= Capital punishment in Estonia =

Europe holds the greatest concentration of abolitionist states (blue). Map current as of 2022

From 1935 to Estonia's incorporation into the Soviet Union in 1940, inmates condemned by civilian courts were given a choice to die either by poison-induced suicide or by hanging, as outlined in the Criminal Procedure Code (which took effect on 1 February 1935): "One hour before the scheduled time of the execution, the condemned shall be taken to a death cell, where the state prosecutor will read the death sentence and ask the prisoner whether he is willing to commit suicide. If the answer is in the affirmative, the prosecutor will hand the condemned a glass of poison—the kind of poison to be determined by the National Health Board. If the doomed man fails to take the poison within five minutes he will be hanged.'" Military executions were carried out by a firing squad.

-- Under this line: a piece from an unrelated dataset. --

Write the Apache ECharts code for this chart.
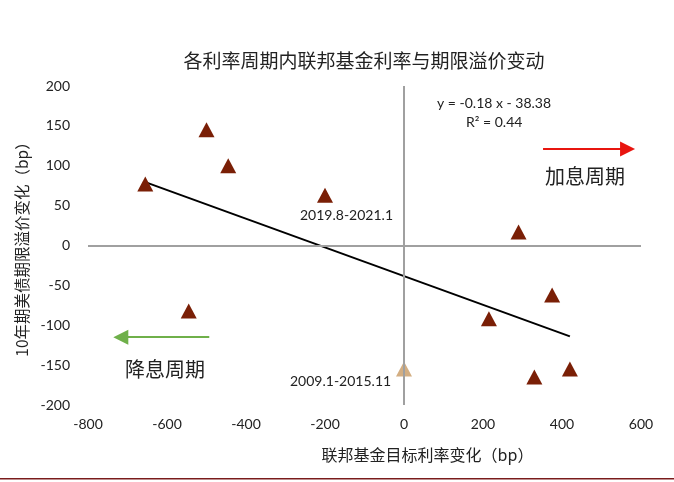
<!DOCTYPE html>
<html>
<head>
<meta charset="utf-8">
<script src="https://cdn.jsdelivr.net/npm/echarts@6/dist/echarts.min.js"></script>
<style>
html, body { margin: 0; padding: 0; background: #fff; }
#main { width: 674px; height: 482px; }
</style>
</head>
<body>
<div id="main"></div>
<script>
var myChart = echarts.init(document.getElementById('main'));

// 各周期：联邦基金目标利率变化 (bp) / 10年期期限溢价变化 (bp)
var cycleX = [-655, -500, -445, -200, -545, 290, 215, 375, 330, 420];
var cycleY = [77, 145, 100, 63, -82, 17, -92, -62, -165, -155];
var qeX = [0];          // 2009.1-2015.11
var qeY = [-155];
var trendX = [-655, 420];   // y = -0.18 x - 38.38
var trendY = [79.5, -114];
var xTicks = [-800, -600, -400, -200, 0, 200, 400, 600];
var yTicks = [-200, -150, -100, -50, 0, 50, 100, 150, 200];

var cjk = '"Noto Sans CJK SC", sans-serif';
var num = 'Lato, "Open Sans", sans-serif';

function pairs(xs, ys) {
    var arr = [];
    for (var i = 0; i < xs.length; i++) {
        arr.push([xs[i], ys[i]]);
    }
    return arr;
}

option = {
    animation: false,
    backgroundColor: '#fff',
    title: {
        text: '各利率周期内联邦基金利率与期限溢价变动',
        left: 359,
        top: 46,
        textAlign: 'center',
        textStyle: { fontFamily: cjk, fontSize: 19, fontWeight: 'normal', color: '#222' }
    },
    grid: { left: 88, right: 33, top: 86, bottom: 77 },
    xAxis: {
        type: 'value',
        min: xTicks[0],
        max: xTicks[xTicks.length - 1],
        interval: 200,
        axisLine: { show: false },
        axisTick: { show: false },
        splitLine: { show: false },
        axisLabel: { margin: 12, fontFamily: num, fontSize: 14, color: '#222' },
        name: '联邦基金目标利率变化（bp）',
        nameLocation: 'middle',
        nameGap: 42,
        nameTextStyle: { fontFamily: cjk, fontSize: 16, color: '#222', padding: [0, 0, 0, 126] }
    },
    yAxis: {
        type: 'value',
        min: yTicks[0],
        max: yTicks[yTicks.length - 1],
        interval: 50,
        axisLine: { show: false },
        axisTick: { show: false },
        splitLine: { show: false },
        axisLabel: { margin: 18, fontFamily: num, fontSize: 14, color: '#222' },
        name: '10年期美债期限溢价变化（bp）',
        nameLocation: 'middle',
        nameGap: 58,
        nameTextStyle: { fontFamily: cjk, fontSize: 15.5, color: '#222' }
    },
    series: [
        {
            // 零轴十字线 + 加息/降息箭头
            type: 'line',
            data: [],
            silent: true,
            markLine: {
                silent: true,
                symbol: ['none', 'none'],
                label: { show: false },
                data: [
                    { xAxis: 0, lineStyle: { color: '#a0a0a0', width: 2, type: 'solid' } },
                    { yAxis: 0, lineStyle: { color: '#a0a0a0', width: 2, type: 'solid' } },
                    [
                        { coord: [352, 121], symbol: 'none', lineStyle: { color: '#e8150f', width: 2, type: 'solid' } },
                        { coord: [566, 121], symbol: 'triangle', symbolSize: [15, 15], symbolRotate: -90 }
                    ],
                    [
                        { coord: [-493, -115], symbol: 'none', lineStyle: { color: '#6fb04a', width: 2, type: 'solid' } },
                        { coord: [-717, -115], symbol: 'triangle', symbolSize: [15, 15], symbolRotate: 90 }
                    ]
                ]
            }
        },
        {
            name: '趋势线',
            type: 'line',
            data: pairs(trendX, trendY),
            symbol: 'none',
            lineStyle: { color: '#000', width: 2 },
            z: 3
        },
        {
            name: '利率周期',
            type: 'scatter',
            data: pairs(cycleX, cycleY),
            symbol: 'triangle',
            symbolSize: [16, 15],
            itemStyle: { color: '#7a1f06', opacity: 1 },
            z: 4
        },
        {
            name: '2009.1-2015.11',
            type: 'scatter',
            data: pairs(qeX, qeY),
            symbol: 'triangle',
            symbolSize: [16, 15],
            itemStyle: { color: '#d3ae82', opacity: 1 },
            z: 4
        }
    ],
    graphic: [
        { type: 'text', left: 437, top: 96, style: { text: 'y = -0.18 x - 38.38', font: '14px ' + num, fill: '#222' } },
        { type: 'text', left: 466, top: 115, style: { text: 'R² = 0.44', font: '14px ' + num, fill: '#222' } },
        { type: 'text', left: 545, top: 166, style: { text: '加息周期', font: '20px ' + cjk, fill: '#222' } },
        { type: 'text', left: 125, top: 359, style: { text: '降息周期', font: '20px ' + cjk, fill: '#222' } },
        { type: 'text', left: 300, top: 208, style: { text: '2019.8-2021.1', font: '14px ' + num, fill: '#222' } },
        { type: 'text', left: 290, top: 374, style: { text: '2009.1-2015.11', font: '14px ' + num, fill: '#222' } },
        { type: 'rect', left: 0, top: 478, shape: { width: 674, height: 1.5 }, style: { fill: '#7a1c1c' } }
    ]
};

myChart.setOption(option);
</script>
</body>
</html>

During the Soviet era, the method of execution became a single shot by firearm to the back of the head. The last execution in Estonia took place on 11 September 1991 when Rein Oruste, convicted of murders, was shot in the back of the head at Patarei Prison. The death penalty was completely abolished in Estonia on 18 March 1998 when Protocol No. 6 to the ECHR was signed.

==Poll==
In 2015, a poll found 70% of Estonians in favor of the death penalty. This was an increase of support from 62% in a 2010 poll.